Examiner Local Editorial: Pepco’s public tantrum

Last week, the Maryland Public Service Commission wisely rejected Pepco’s request for a $68 million rate hike, allowing them a more modest rate hike. Pepco had already been fined $1 million last December for its poor record of reliability prior to the June 29 derecho. And the utility’s performance in the aftermath of that storm made it clear that the commissioners made the right call. However, this week, petulant Pepco officials warned that without more money, their already poor service would get even worse.

Locals have heard such veiled threats before. Metro has repeatedly warned that rail service would deteriorate unless the transit agency got more money for neglected maintenance and equipment upgrades. Such threats won them repeated fare hikes and, in 2008, a $1.5 billion federal subsidy, yet Metro’s service continues to get worse, not better.

District residents were told that DC Public School teachers needed higher salaries and bonuses before they could teach low-income students how to read and write. Educators got the extra cash but still haven’t delivered the higher test scores they promised.

Pepco, Metro, and DCPS have something in common. These government-protected monopolies believe they should be financially rewarded despite poor performance. It’s about time somebody drew the line.

That was easy to do in Pepco’s case because its record of reliability is damning. According to an analysis sent to the Montgomery County Council by Rep. Chris Van Hollen, D-Md., “Pepco has meaningfully underperformed its industry peers on a number of broadly accepted reliability metrics for most of the past decade.”

After the June 29 storm, Dominion in Virginia experienced more than twice as many outages as Pepco.
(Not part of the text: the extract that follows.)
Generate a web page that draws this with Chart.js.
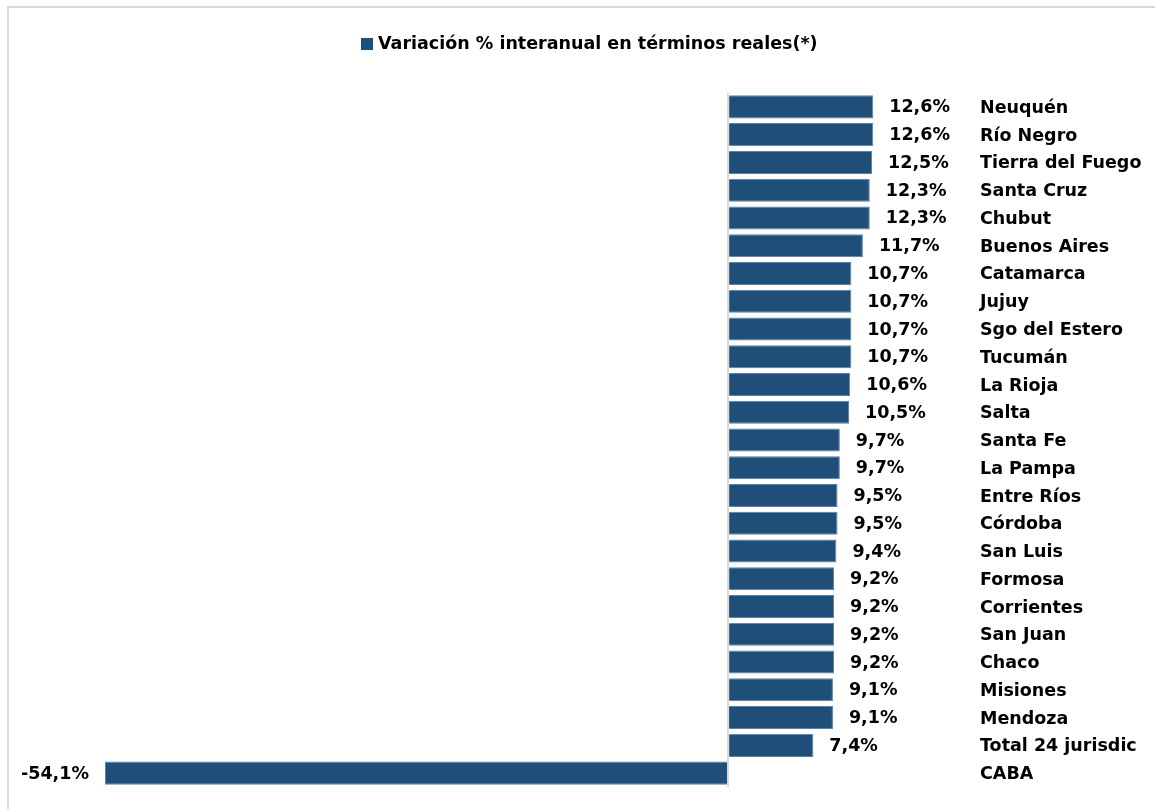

But by the following Sunday, “Dominion had restored electricity to almost 60 percent of its customers … whereas Pepco had restored electricity to just over 20 percent,” Van Hollen noted. “It took Pepco until Wednesday, July 4, before its outage restoration percentage was on par with Dominion.”

This wasn’t dumb luck. Dominion had three times as many crews out removing trees and repairing downed power lines as Pepco. Dominion management negotiated mutual aid contracts with other power providers they could call on for help in an emergency.

After limiting Pepco’s rate increase to $18.1 million, the PSC’s job is far from over. State regulators should punish Pepco’s public tantrum with greater scrutiny and make sure the utility does not take its displeasure out on captive customers.